Pharmacies feel economy’s heat


…soaring prices slow demand, patients running higher risks

No sector of the economy is spared as long as the local currency continues to weaken, fuel prices rise consistently and transport fares rise – and the pharmaceutical industry, which is driven mainly by imports, is not spared with prices of products on shelves soaring.

A walk through some pharmacies and pharma-tech firms shows that prices of regular medications and over-the-counter drugs have seen at least a GH¢10 increment, with some witnessing as much as 50 percent rise in less than a month and more than 100percent since the beginning of the year.

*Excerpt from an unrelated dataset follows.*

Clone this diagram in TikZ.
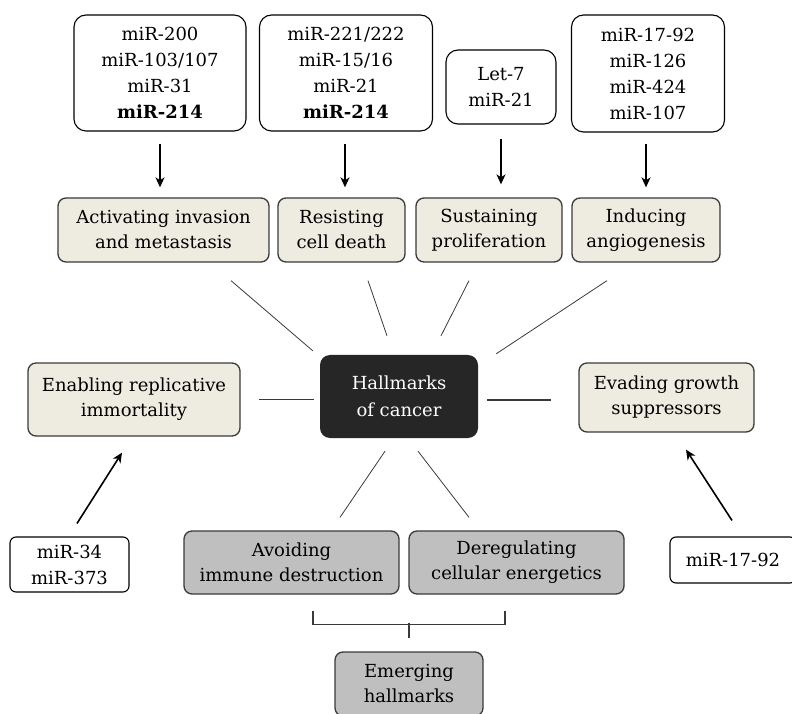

A pharmacist who operates at Adjiringanor, a suburb of Accra, tells the B&FT that drugs such as Apetamin, Tothema and Coartem which retailed at GH¢25, GH¢60 and GH¢70 only three weeks ago, now sell at GH¢35, GH¢80 and GH¢85 respectively. The BK-1 pill, a contraceptive that sold at GH¢5 last month, is now selling at GH¢10… a 100 percent increment in the space of a month. Some anti-malarials which sold at GH¢120 per pack in December 2021 are now GH¢250.

“One of the most common de-wormer brands, Vermox, was sold at GH¢12 but now sells at GH¢15; and the regular Vitamin C that traded at GH¢2 witnessed a 50 percent rise to GH¢3 per a strip,” indicated the pharmacist, who pleaded anonymity.

Risk to health of customers/patients

According to the pharmacists who spoke to B&FT, the situation puts patients at risk because many individuals who cannot afford the increases opt to buy half their prescriptions due to the high prices, which could pose a health risk because they might not be taking their medications exactly as directed.

“Standard medicines have experienced a hike in their wholesale prices, and it has trickled into retailing. And this is experienced by our clients/patients who are already battling the deepening economic crisis. Some patients are even forced to seek these medicines from unauthorised people, who may issue substandard and illegal drugs in the name of helping them out,” Head of Pharmacy Department at the Tamale University for Development Studies, Hospital, Dr. Samuel Essilfie has said.

Theophilus Nutifafa, Chief Executive Officer of Pharst Care – a health-tech company with a set of doctors that deals directly with customers and several pharmacies in the capital, noted that the rate at which people order medicines has reduced extremely.

“Now when we get orders and after prices are sent, the customers indicate they will get back – and that’s it; they will not, because the prices are too much. Because of the hike in fuel prices, our deliveries which used to be between GH¢3 and GH¢5 are now between GH¢10 and GH¢15. Storage has also become very expensive due to the rise in tariff charges; and if you are renting a shop for the pharmacy, landlords also demand you pay higher,” he said.

Another pharmacist at Adjiringanor also told the B&FT that: “This is affecting sales, especially in the first two weeks when prices change. We lose customers because people usually think we increased it ourselves. They leave upon getting to know the new prices, until they visit other places and realise it is the same.  You will run at a loss if you do not keep in touch with the suppliers to know when prices change”.

For his part, Dr. Samuel Essilfie noted that at their end the sale of over-the-counter medicines has been drastically affected, but the prescribed medicines are purchased because they encourage clients to value their health above the economic hardship.

“Our negligent approach to some drug classes like antibiotics has led to issues of antibiotic resistance, which has forced many prescribers to change recommendations from prescribing first-line drugs (which are common and cheap) to second-line and upward of them, and are comparatively more expensive. For example, someone who does not respond to an antibiotic like amoxicillin for chest infection will have to be given, say, clarithromycin with other medicines for this resistance which is high in value,” he added.